Task to complete: Locate each line with the string "matplotlib" in the listing below and copy it.
+++ Records supplied +++
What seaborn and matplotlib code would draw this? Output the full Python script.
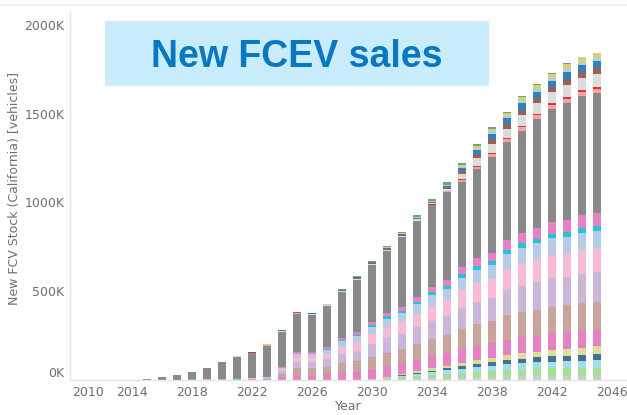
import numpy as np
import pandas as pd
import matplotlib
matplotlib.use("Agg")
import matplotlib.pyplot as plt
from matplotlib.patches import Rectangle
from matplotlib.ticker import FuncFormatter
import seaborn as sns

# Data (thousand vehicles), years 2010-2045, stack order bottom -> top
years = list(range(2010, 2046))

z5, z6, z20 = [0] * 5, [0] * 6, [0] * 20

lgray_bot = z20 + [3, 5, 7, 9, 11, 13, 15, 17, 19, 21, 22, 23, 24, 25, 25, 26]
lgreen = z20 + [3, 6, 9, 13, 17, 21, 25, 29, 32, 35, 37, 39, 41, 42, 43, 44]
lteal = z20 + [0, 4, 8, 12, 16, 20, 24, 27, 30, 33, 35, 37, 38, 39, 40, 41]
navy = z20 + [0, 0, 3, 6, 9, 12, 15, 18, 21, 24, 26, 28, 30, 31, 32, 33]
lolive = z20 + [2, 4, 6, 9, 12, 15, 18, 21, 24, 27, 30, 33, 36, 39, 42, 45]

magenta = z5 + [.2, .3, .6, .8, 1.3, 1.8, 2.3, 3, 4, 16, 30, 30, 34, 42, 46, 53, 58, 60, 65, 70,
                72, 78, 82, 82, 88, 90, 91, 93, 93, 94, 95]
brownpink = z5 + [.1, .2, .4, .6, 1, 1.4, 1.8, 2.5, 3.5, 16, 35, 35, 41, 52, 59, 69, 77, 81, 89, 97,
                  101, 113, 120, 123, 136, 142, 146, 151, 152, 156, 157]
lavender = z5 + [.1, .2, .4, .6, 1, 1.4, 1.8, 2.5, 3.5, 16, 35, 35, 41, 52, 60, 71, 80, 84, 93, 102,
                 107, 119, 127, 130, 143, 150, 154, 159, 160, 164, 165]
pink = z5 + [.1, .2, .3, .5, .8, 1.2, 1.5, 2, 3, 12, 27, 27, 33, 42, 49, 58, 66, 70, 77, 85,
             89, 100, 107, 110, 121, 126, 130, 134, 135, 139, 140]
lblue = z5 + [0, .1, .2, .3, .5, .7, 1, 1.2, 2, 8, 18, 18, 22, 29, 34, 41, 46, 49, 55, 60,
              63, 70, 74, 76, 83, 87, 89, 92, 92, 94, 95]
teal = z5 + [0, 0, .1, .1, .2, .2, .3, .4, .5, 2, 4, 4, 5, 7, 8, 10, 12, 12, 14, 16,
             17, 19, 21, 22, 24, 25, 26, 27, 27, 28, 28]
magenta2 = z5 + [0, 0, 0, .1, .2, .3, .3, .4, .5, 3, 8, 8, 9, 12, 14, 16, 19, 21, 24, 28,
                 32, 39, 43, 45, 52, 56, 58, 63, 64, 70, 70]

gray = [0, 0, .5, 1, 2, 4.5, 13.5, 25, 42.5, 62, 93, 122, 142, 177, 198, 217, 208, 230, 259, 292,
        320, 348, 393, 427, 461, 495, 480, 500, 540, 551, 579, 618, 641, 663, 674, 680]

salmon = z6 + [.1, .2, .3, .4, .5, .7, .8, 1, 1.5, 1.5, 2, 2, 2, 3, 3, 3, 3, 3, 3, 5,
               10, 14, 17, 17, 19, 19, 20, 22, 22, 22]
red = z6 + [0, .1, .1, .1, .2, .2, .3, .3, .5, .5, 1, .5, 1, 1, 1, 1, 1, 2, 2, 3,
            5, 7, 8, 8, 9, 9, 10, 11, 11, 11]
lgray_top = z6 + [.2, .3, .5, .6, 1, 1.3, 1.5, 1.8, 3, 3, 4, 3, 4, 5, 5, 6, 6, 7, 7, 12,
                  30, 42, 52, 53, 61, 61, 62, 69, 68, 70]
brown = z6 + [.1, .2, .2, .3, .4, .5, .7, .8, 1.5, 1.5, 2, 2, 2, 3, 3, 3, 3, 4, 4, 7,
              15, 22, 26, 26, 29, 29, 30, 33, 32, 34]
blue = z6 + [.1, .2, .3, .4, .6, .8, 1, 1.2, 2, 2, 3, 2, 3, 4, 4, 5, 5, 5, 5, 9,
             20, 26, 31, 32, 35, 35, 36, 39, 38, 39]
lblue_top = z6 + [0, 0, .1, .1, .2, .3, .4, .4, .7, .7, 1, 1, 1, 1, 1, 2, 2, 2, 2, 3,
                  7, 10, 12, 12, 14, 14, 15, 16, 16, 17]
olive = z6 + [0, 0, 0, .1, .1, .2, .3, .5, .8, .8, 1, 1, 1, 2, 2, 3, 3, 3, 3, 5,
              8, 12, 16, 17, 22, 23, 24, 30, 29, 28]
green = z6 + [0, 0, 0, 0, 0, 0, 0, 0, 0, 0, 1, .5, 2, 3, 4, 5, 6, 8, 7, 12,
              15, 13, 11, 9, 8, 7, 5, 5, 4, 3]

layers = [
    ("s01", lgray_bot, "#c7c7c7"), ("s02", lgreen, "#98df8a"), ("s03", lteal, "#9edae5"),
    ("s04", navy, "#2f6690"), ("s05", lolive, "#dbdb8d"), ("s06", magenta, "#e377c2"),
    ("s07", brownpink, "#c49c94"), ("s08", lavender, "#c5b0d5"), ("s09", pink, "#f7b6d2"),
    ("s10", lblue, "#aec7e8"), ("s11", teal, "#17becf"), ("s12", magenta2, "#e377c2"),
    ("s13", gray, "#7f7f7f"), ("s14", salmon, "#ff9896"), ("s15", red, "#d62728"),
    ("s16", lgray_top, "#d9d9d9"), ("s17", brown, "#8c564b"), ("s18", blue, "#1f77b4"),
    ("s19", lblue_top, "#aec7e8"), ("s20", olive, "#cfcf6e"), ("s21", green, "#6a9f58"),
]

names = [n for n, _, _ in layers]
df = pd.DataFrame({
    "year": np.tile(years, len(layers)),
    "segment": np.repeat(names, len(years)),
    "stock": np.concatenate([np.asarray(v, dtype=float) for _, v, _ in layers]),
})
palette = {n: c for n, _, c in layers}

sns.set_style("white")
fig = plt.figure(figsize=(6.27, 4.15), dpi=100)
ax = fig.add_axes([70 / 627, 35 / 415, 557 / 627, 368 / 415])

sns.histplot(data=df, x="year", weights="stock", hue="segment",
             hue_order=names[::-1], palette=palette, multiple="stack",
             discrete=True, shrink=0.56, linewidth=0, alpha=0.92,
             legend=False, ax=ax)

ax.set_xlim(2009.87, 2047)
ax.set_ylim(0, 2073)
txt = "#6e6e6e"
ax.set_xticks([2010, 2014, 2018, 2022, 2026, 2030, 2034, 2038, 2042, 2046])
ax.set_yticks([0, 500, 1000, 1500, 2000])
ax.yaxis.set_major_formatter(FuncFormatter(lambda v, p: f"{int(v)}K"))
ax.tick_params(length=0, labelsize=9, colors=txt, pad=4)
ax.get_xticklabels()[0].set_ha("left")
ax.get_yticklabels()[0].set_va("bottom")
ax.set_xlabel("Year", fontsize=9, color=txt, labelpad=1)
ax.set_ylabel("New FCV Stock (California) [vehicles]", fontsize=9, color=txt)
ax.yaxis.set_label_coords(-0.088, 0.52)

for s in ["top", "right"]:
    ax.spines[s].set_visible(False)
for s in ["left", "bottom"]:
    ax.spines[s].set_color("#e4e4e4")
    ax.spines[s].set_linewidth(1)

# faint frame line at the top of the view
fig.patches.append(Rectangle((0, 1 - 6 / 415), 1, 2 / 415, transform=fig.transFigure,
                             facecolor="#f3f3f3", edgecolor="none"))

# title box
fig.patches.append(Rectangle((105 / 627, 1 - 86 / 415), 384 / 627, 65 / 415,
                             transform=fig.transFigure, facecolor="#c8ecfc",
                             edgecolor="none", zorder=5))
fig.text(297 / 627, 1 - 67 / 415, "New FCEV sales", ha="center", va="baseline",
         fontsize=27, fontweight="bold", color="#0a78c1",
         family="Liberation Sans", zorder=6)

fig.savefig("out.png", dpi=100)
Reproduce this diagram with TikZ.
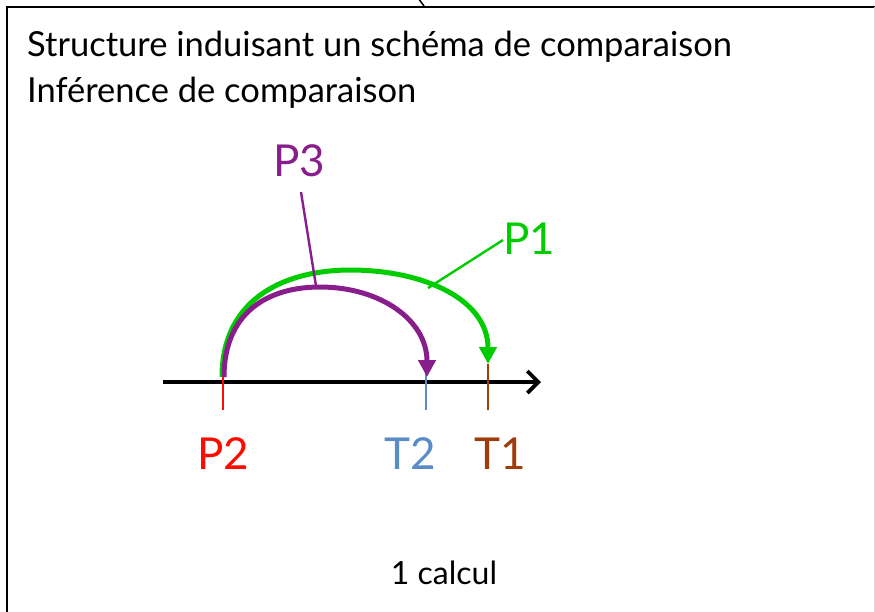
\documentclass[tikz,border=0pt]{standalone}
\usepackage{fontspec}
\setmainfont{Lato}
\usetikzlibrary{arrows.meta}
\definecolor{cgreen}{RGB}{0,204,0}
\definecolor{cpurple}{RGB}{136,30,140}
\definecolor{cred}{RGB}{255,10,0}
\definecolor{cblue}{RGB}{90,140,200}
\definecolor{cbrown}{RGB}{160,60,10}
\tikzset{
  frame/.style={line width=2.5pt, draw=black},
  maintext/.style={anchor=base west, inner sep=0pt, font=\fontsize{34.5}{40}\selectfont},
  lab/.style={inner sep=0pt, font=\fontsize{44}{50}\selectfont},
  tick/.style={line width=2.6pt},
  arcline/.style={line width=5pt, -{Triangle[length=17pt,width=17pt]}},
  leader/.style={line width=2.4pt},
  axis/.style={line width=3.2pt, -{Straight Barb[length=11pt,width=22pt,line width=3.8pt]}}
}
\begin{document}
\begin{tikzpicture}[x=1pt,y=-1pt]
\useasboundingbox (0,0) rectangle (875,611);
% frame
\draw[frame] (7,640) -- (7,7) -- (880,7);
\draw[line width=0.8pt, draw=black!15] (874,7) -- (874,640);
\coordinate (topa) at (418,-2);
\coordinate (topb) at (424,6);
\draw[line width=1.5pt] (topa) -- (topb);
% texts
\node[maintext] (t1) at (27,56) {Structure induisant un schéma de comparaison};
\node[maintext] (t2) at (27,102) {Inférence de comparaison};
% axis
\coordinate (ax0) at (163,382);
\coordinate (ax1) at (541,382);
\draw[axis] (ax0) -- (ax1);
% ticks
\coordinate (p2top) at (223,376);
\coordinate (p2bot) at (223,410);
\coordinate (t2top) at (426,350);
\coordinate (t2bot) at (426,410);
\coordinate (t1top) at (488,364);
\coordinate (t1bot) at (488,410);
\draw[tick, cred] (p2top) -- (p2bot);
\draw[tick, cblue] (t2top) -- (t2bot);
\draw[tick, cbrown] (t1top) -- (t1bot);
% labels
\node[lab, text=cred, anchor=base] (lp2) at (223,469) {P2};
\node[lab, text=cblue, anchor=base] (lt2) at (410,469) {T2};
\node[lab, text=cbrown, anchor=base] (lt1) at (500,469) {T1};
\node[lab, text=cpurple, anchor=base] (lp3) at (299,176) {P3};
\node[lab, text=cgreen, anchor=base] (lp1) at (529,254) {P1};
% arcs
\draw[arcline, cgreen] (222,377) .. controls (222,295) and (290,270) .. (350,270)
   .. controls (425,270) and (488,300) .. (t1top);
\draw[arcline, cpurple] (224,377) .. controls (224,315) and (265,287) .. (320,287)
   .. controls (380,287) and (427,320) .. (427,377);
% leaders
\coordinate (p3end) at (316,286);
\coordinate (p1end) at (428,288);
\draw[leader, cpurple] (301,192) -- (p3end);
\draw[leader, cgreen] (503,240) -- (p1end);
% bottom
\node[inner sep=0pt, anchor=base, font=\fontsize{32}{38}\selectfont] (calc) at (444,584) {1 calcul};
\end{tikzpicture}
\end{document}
+++
Written solution:
What seaborn and matplotlib code would draw this? Output the full Python script.
import matplotlib
matplotlib.use("Agg")
import matplotlib.pyplot as plt
from matplotlib.patches import Rectangle
from matplotlib.ticker import FuncFormatter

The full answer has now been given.